**Goal of the exercise:** Reproduce the records that follow in full, excluding any picture they contain.

(Dataset records)
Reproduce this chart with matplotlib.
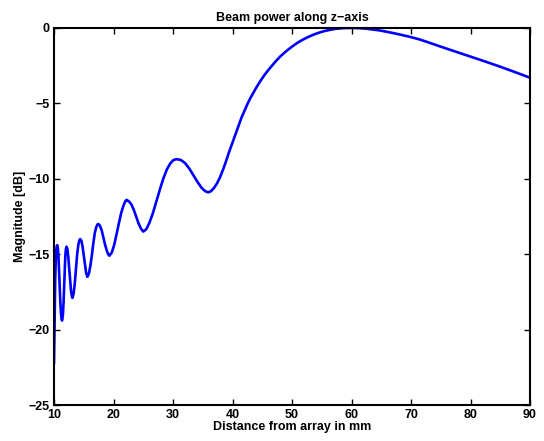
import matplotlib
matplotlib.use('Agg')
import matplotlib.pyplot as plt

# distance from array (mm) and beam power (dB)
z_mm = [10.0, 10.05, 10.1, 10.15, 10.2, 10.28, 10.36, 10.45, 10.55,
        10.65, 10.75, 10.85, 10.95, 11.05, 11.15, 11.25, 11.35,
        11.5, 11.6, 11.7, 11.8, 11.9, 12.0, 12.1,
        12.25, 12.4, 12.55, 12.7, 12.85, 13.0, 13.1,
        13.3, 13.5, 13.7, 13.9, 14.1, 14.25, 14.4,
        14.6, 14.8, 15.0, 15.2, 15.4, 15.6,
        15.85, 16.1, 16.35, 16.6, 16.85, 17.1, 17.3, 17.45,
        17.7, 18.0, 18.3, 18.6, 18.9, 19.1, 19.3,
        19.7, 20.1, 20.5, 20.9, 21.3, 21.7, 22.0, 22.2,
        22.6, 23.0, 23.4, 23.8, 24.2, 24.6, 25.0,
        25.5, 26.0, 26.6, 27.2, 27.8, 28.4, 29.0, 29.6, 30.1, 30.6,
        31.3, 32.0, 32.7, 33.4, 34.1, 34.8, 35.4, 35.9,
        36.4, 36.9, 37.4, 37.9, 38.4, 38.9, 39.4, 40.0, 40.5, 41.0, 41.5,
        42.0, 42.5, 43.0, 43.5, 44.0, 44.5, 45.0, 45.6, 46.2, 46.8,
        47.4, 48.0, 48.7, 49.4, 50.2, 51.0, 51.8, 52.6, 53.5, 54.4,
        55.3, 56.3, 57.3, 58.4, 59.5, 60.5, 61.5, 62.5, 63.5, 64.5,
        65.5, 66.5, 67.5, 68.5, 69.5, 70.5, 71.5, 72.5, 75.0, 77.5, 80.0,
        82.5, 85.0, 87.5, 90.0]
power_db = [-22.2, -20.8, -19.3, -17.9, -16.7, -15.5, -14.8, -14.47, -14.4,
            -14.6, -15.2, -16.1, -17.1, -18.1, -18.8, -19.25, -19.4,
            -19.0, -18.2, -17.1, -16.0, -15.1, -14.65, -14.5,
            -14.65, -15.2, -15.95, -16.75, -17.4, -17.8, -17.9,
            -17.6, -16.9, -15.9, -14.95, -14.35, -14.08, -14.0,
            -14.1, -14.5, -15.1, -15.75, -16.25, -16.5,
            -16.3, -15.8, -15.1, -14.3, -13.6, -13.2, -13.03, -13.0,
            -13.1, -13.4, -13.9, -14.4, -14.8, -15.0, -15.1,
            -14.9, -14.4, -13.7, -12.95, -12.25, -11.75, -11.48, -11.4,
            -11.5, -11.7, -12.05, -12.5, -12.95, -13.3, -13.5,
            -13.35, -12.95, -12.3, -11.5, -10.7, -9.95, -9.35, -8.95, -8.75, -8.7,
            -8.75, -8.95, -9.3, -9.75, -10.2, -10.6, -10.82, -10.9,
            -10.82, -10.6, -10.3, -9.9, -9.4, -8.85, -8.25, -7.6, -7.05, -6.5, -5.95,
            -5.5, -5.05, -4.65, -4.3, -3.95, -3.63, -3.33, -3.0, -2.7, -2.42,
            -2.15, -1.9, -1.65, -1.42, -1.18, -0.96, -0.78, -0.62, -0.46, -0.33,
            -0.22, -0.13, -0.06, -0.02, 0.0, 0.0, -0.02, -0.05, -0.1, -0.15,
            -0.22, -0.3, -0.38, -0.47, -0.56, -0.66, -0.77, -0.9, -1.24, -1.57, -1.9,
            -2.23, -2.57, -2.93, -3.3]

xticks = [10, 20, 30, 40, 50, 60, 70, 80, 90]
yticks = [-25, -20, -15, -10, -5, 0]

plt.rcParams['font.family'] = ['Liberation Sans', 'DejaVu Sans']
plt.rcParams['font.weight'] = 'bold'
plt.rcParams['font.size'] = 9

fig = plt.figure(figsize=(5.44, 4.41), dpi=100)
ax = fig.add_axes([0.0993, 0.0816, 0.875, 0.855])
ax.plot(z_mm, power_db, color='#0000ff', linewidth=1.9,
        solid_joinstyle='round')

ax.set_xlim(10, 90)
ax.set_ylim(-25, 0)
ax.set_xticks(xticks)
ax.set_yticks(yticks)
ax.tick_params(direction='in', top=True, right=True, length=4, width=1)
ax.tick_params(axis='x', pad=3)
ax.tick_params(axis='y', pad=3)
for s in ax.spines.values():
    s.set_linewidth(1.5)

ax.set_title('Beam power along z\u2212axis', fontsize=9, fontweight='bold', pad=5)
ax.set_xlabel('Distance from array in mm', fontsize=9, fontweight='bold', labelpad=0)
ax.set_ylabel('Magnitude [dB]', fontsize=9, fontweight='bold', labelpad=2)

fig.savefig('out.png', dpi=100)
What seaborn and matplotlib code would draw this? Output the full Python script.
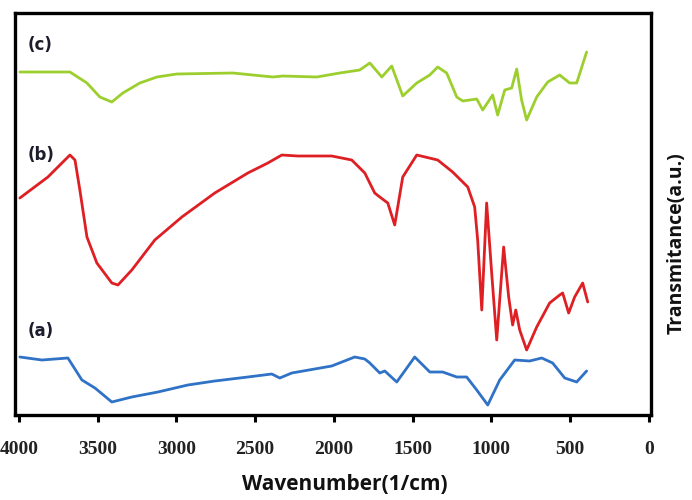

**Task output:**
Reproduce this chart with matplotlib.
import matplotlib
matplotlib.use('Agg')
import matplotlib.pyplot as plt

# distance from array (mm) and beam power (dB)
z_mm = [10.0, 10.05, 10.1, 10.15, 10.2, 10.28, 10.36, 10.45, 10.55,
        10.65, 10.75, 10.85, 10.95, 11.05, 11.15, 11.25, 11.35,
        11.5, 11.6, 11.7, 11.8, 11.9, 12.0, 12.1,
        12.25, 12.4, 12.55, 12.7, 12.85, 13.0, 13.1,
        13.3, 13.5, 13.7, 13.9, 14.1, 14.25, 14.4,
        14.6, 14.8, 15.0, 15.2, 15.4, 15.6,
        15.85, 16.1, 16.35, 16.6, 16.85, 17.1, 17.3, 17.45,
        17.7, 18.0, 18.3, 18.6, 18.9, 19.1, 19.3,
        19.7, 20.1, 20.5, 20.9, 21.3, 21.7, 22.0, 22.2,
        22.6, 23.0, 23.4, 23.8, 24.2, 24.6, 25.0,
        25.5, 26.0, 26.6, 27.2, 27.8, 28.4, 29.0, 29.6, 30.1, 30.6,
        31.3, 32.0, 32.7, 33.4, 34.1, 34.8, 35.4, 35.9,
        36.4, 36.9, 37.4, 37.9, 38.4, 38.9, 39.4, 40.0, 40.5, 41.0, 41.5,
        42.0, 42.5, 43.0, 43.5, 44.0, 44.5, 45.0, 45.6, 46.2, 46.8,
        47.4, 48.0, 48.7, 49.4, 50.2, 51.0, 51.8, 52.6, 53.5, 54.4,
        55.3, 56.3, 57.3, 58.4, 59.5, 60.5, 61.5, 62.5, 63.5, 64.5,
        65.5, 66.5, 67.5, 68.5, 69.5, 70.5, 71.5, 72.5, 75.0, 77.5, 80.0,
        82.5, 85.0, 87.5, 90.0]
power_db = [-22.2, -20.8, -19.3, -17.9, -16.7, -15.5, -14.8, -14.47, -14.4,
            -14.6, -15.2, -16.1, -17.1, -18.1, -18.8, -19.25, -19.4,
            -19.0, -18.2, -17.1, -16.0, -15.1, -14.65, -14.5,
            -14.65, -15.2, -15.95, -16.75, -17.4, -17.8, -17.9,
            -17.6, -16.9, -15.9, -14.95, -14.35, -14.08, -14.0,
            -14.1, -14.5, -15.1, -15.75, -16.25, -16.5,
            -16.3, -15.8, -15.1, -14.3, -13.6, -13.2, -13.03, -13.0,
            -13.1, -13.4, -13.9, -14.4, -14.8, -15.0, -15.1,
            -14.9, -14.4, -13.7, -12.95, -12.25, -11.75, -11.48, -11.4,
            -11.5, -11.7, -12.05, -12.5, -12.95, -13.3, -13.5,
            -13.35, -12.95, -12.3, -11.5, -10.7, -9.95, -9.35, -8.95, -8.75, -8.7,
            -8.75, -8.95, -9.3, -9.75, -10.2, -10.6, -10.82, -10.9,
            -10.82, -10.6, -10.3, -9.9, -9.4, -8.85, -8.25, -7.6, -7.05, -6.5, -5.95,
            -5.5, -5.05, -4.65, -4.3, -3.95, -3.63, -3.33, -3.0, -2.7, -2.42,
            -2.15, -1.9, -1.65, -1.42, -1.18, -0.96, -0.78, -0.62, -0.46, -0.33,
            -0.22, -0.13, -0.06, -0.02, 0.0, 0.0, -0.02, -0.05, -0.1, -0.15,
            -0.22, -0.3, -0.38, -0.47, -0.56, -0.66, -0.77, -0.9, -1.24, -1.57, -1.9,
            -2.23, -2.57, -2.93, -3.3]

xticks = [10, 20, 30, 40, 50, 60, 70, 80, 90]
yticks = [-25, -20, -15, -10, -5, 0]

plt.rcParams['font.family'] = ['Liberation Sans', 'DejaVu Sans']
plt.rcParams['font.weight'] = 'bold'
plt.rcParams['font.size'] = 9

fig = plt.figure(figsize=(5.44, 4.41), dpi=100)
ax = fig.add_axes([0.0993, 0.0816, 0.875, 0.855])
ax.plot(z_mm, power_db, color='#0000ff', linewidth=1.9,
        solid_joinstyle='round')

ax.set_xlim(10, 90)
ax.set_ylim(-25, 0)
ax.set_xticks(xticks)
ax.set_yticks(yticks)
ax.tick_params(direction='in', top=True, right=True, length=4, width=1)
ax.tick_params(axis='x', pad=3)
ax.tick_params(axis='y', pad=3)
for s in ax.spines.values():
    s.set_linewidth(1.5)

ax.set_title('Beam power along z\u2212axis', fontsize=9, fontweight='bold', pad=5)
ax.set_xlabel('Distance from array in mm', fontsize=9, fontweight='bold', labelpad=0)
ax.set_ylabel('Magnitude [dB]', fontsize=9, fontweight='bold', labelpad=2)

fig.savefig('out.png', dpi=100)
What seaborn and matplotlib code would draw this? Output the full Python script.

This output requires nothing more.